_Task_: Copy each line below in which the string "document" occurs.

Entries with chart source code
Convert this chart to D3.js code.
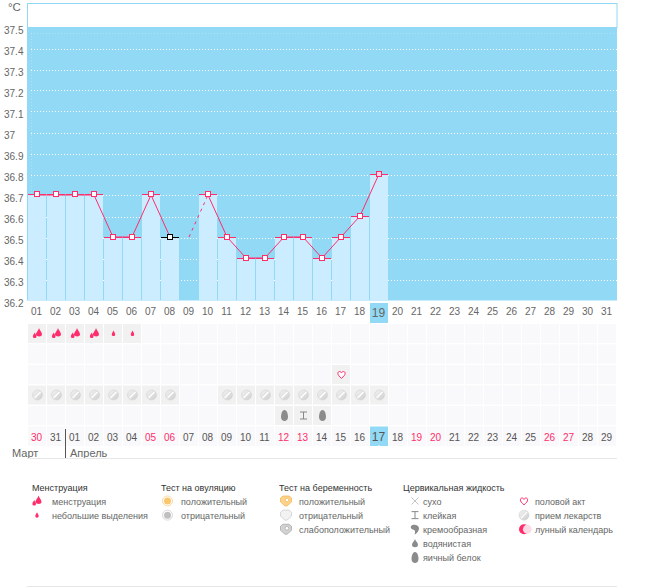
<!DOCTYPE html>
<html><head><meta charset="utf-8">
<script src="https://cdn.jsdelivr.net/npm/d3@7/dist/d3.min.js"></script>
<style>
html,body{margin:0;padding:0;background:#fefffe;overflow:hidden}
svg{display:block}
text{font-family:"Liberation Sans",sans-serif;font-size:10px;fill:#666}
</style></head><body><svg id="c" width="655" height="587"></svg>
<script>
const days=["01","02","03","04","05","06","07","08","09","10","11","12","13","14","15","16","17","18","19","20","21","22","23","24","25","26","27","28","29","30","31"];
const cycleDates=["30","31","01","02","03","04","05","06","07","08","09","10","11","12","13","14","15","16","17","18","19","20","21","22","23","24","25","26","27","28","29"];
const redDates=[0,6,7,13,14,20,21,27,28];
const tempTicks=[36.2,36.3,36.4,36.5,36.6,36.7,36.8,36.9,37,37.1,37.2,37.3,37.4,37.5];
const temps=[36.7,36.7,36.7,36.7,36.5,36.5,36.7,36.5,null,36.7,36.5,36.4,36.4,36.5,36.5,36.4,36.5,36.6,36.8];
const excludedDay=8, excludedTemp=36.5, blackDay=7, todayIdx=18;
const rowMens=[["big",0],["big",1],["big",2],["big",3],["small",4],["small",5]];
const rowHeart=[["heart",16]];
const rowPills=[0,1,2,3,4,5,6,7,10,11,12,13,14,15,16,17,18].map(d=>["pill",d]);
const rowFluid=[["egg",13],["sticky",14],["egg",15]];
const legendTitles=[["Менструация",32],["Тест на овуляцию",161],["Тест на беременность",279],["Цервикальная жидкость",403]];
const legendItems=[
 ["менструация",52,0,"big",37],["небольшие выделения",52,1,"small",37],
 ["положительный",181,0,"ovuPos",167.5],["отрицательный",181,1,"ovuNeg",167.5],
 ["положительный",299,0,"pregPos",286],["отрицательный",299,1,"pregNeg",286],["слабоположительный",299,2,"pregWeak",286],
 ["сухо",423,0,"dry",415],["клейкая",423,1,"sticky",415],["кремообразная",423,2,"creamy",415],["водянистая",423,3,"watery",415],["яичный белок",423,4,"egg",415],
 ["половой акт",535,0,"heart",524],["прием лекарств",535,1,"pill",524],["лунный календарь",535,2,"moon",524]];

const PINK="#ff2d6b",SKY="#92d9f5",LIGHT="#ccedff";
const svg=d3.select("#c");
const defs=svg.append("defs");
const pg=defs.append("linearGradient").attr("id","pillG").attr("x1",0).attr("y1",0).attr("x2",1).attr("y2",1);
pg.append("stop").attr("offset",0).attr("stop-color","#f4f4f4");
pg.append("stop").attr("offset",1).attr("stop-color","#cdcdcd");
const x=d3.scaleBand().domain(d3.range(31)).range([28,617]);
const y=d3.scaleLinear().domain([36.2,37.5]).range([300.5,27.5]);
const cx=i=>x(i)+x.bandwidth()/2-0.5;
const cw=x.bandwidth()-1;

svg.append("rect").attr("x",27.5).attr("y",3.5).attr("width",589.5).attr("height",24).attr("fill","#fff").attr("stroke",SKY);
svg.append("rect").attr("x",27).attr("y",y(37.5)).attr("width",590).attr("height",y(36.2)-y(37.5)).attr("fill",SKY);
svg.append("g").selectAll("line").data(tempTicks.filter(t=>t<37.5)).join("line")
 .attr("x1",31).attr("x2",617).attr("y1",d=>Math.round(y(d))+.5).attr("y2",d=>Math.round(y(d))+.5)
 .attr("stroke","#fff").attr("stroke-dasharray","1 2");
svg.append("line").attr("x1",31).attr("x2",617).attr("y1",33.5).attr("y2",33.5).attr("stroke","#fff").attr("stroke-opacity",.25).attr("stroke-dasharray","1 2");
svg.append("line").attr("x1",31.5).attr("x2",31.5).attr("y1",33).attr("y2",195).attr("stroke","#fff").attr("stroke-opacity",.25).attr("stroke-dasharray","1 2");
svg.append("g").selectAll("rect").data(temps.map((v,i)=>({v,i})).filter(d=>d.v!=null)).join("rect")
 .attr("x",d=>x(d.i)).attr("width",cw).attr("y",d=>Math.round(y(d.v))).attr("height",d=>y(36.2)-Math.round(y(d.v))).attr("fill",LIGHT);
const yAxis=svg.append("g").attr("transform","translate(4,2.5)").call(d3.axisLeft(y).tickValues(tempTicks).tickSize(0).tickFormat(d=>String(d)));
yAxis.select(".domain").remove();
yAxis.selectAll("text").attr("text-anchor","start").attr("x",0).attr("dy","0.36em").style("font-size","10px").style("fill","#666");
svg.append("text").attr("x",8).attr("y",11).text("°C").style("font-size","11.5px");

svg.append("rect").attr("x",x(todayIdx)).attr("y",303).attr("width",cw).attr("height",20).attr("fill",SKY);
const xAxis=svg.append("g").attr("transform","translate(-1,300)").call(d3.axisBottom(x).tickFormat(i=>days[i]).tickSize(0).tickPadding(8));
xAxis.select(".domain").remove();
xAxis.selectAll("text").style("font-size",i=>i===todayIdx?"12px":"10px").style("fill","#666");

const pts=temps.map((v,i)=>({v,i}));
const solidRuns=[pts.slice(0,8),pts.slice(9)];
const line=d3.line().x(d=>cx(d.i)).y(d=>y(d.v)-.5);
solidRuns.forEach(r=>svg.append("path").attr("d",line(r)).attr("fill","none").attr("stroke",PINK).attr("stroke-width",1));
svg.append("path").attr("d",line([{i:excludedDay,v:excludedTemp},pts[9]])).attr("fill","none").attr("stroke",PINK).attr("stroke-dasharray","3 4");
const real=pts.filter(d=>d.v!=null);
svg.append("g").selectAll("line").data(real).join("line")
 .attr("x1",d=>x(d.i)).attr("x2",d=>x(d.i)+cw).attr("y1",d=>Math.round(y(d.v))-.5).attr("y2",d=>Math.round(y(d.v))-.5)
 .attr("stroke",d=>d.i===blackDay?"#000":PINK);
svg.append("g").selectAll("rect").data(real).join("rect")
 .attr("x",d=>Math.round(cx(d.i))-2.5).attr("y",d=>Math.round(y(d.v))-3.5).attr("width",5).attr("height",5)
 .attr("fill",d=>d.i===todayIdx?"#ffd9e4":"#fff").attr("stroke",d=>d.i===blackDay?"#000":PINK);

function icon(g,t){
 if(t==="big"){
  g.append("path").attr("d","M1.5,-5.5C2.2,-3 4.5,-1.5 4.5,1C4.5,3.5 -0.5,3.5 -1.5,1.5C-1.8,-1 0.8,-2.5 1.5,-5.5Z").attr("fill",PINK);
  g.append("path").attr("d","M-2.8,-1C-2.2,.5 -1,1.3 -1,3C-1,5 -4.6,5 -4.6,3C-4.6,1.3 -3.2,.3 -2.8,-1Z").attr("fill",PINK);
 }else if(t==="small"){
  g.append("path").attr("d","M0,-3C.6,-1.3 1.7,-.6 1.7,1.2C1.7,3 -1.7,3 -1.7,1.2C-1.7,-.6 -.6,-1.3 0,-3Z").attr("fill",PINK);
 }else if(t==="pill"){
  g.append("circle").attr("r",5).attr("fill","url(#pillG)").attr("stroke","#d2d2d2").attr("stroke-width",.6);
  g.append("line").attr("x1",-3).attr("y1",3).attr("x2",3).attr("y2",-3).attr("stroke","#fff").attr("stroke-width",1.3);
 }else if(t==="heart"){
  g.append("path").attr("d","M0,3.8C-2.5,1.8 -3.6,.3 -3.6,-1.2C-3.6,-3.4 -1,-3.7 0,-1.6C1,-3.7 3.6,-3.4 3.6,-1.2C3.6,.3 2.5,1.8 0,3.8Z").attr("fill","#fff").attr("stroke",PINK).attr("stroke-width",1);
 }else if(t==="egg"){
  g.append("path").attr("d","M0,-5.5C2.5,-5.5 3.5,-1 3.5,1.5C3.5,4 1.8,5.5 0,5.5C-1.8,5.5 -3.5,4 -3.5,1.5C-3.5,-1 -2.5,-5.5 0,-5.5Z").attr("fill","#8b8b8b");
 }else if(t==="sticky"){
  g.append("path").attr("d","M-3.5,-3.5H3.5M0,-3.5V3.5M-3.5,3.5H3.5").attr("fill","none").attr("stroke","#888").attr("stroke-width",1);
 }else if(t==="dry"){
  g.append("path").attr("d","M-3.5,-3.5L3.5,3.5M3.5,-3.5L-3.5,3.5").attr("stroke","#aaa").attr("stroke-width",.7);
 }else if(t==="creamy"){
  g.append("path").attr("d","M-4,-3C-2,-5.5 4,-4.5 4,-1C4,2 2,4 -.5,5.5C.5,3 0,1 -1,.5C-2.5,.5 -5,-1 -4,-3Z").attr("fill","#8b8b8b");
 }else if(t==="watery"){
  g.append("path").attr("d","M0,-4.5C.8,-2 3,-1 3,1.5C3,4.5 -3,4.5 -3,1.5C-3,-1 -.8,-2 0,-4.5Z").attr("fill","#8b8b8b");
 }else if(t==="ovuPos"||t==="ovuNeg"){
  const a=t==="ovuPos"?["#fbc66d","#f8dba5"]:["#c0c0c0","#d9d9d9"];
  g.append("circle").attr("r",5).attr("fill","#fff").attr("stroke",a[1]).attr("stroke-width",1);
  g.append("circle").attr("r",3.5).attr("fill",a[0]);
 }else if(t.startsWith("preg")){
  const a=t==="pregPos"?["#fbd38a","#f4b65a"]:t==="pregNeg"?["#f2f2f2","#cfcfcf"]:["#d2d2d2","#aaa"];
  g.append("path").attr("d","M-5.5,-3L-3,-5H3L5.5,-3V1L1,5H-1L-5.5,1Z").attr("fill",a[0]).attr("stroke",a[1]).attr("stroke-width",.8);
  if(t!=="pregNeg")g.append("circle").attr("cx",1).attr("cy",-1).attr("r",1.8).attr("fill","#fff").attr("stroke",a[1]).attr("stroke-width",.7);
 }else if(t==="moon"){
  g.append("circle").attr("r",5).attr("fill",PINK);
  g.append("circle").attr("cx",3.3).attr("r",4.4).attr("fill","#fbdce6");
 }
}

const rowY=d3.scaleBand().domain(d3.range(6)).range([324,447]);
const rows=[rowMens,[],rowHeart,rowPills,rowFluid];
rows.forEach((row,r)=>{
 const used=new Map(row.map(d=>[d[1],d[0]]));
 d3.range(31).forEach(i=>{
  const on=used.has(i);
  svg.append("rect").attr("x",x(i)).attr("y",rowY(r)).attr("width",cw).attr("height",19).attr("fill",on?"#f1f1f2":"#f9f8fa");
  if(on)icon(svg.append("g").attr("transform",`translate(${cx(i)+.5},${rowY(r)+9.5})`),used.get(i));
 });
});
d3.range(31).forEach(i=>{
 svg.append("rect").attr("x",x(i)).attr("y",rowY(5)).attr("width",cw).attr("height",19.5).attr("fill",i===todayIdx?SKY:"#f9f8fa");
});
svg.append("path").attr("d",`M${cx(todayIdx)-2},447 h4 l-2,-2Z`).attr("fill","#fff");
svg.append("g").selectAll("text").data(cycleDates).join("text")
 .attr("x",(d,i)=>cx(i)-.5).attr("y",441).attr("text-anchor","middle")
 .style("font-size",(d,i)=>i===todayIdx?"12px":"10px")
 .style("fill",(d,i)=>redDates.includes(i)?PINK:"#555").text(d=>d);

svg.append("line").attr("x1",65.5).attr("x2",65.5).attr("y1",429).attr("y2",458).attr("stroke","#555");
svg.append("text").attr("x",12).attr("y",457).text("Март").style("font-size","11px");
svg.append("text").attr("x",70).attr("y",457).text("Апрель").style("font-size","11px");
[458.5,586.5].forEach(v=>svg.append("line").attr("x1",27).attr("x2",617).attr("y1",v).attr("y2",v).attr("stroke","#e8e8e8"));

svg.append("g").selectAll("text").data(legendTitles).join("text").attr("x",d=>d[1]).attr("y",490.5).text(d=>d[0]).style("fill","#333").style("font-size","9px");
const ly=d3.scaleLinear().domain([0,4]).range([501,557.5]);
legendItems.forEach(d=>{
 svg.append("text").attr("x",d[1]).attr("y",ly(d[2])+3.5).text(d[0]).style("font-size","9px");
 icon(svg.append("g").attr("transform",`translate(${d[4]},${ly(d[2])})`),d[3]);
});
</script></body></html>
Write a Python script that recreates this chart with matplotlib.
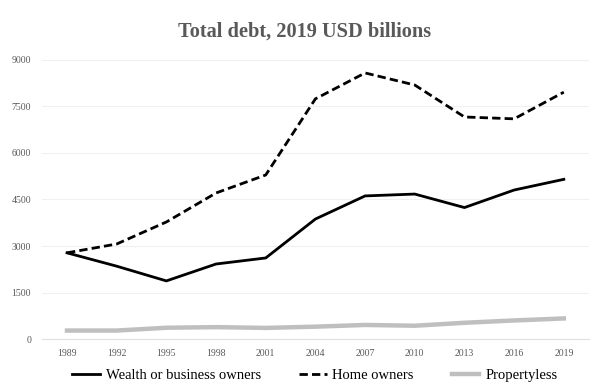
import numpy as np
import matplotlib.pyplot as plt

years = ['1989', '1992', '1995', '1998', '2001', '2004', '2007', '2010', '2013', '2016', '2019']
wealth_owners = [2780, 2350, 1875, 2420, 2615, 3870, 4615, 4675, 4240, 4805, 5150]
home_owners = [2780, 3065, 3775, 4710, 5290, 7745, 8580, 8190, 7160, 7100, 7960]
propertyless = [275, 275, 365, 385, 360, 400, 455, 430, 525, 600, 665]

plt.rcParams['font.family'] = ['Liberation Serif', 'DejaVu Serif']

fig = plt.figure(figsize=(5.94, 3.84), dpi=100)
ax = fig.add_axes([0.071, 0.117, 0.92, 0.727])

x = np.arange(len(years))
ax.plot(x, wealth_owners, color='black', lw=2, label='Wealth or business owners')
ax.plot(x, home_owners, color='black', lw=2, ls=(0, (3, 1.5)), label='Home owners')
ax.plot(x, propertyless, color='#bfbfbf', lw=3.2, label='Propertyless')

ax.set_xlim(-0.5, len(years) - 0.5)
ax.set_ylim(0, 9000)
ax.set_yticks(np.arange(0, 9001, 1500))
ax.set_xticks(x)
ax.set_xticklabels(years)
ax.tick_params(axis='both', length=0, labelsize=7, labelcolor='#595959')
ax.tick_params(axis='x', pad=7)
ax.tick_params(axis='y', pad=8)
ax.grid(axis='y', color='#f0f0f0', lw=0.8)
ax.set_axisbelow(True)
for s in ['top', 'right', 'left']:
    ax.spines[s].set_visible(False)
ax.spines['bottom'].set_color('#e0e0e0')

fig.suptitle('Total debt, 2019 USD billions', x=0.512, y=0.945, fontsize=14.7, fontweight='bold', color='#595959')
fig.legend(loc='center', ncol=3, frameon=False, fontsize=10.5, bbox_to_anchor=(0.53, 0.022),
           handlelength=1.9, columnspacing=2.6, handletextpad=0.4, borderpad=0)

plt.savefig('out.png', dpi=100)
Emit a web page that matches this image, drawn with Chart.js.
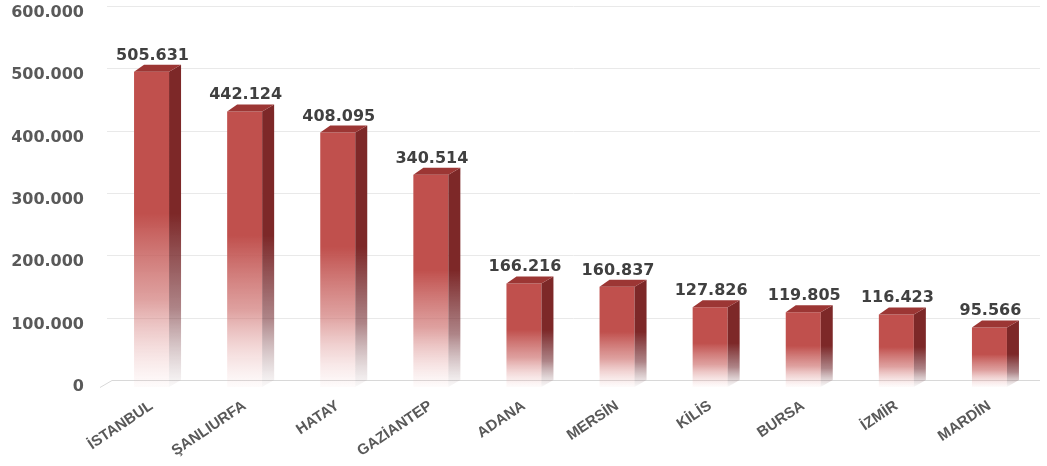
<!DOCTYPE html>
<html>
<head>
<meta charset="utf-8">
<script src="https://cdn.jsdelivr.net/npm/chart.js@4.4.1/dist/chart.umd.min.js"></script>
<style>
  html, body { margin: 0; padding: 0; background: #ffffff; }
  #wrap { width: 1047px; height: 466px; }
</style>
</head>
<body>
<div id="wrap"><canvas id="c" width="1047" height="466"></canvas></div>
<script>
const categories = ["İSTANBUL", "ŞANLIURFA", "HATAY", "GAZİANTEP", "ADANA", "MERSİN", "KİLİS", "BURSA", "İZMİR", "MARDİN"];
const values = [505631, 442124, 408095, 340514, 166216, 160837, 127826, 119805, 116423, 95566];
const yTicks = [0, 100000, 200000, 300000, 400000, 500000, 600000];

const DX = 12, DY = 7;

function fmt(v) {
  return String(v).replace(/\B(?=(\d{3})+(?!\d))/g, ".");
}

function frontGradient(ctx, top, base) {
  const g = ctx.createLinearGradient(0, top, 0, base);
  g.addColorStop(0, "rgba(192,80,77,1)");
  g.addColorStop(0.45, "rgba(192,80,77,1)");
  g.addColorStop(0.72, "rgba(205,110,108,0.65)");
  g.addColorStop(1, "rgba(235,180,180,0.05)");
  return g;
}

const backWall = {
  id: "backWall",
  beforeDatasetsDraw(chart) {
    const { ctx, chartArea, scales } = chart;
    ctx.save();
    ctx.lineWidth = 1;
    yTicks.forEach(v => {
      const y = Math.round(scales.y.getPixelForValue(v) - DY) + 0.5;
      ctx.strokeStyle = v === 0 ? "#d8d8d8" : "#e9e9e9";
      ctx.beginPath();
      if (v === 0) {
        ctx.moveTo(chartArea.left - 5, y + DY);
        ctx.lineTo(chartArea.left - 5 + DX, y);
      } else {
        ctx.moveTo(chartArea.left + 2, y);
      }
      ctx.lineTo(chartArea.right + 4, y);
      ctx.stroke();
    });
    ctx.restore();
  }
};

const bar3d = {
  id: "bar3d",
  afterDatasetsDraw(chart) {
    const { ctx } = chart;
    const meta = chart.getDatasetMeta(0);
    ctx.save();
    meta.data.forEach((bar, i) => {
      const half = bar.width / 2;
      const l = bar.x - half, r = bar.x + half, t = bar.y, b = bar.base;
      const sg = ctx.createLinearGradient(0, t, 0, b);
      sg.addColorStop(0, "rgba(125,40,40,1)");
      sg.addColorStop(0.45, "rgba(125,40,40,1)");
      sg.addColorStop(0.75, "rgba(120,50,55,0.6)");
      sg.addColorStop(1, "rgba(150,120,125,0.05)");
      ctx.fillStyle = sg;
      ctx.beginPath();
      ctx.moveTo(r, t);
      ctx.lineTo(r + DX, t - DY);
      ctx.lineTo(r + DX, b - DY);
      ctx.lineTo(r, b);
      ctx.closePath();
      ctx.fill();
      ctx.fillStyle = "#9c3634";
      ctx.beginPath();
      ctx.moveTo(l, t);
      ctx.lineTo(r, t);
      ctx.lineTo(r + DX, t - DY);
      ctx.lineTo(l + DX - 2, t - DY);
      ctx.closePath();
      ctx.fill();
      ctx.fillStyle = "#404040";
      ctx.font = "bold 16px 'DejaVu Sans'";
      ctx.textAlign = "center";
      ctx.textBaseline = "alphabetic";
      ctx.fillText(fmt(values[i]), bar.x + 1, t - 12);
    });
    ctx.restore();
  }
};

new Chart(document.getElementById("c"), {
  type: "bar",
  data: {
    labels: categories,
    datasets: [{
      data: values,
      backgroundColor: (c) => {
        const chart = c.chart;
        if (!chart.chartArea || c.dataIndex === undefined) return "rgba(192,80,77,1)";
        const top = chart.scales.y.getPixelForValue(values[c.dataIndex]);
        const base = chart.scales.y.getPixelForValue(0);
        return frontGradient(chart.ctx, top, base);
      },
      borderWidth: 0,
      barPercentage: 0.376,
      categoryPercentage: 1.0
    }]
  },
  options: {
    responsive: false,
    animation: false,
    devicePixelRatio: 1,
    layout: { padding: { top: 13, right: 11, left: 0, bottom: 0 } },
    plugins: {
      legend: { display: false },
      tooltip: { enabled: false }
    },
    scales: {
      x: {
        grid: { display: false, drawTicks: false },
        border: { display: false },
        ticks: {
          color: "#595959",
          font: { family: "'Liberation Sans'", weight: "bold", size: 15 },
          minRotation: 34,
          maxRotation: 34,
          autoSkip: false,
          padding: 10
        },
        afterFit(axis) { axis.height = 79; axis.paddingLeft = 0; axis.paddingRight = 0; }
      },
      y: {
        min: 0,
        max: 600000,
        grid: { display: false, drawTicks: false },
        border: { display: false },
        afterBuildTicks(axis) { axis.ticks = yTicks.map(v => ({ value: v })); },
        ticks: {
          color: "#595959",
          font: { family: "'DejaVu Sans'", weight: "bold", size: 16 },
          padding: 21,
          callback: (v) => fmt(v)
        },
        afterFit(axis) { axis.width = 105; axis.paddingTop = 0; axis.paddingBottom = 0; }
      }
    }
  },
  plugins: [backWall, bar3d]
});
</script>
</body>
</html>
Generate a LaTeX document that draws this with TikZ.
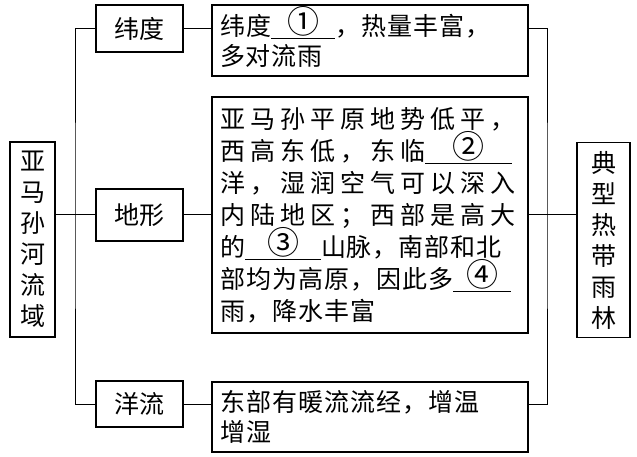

_Solution_:
new Chart(document.getElementById("c"), {
Generate a LaTeX document that draws this with TikZ.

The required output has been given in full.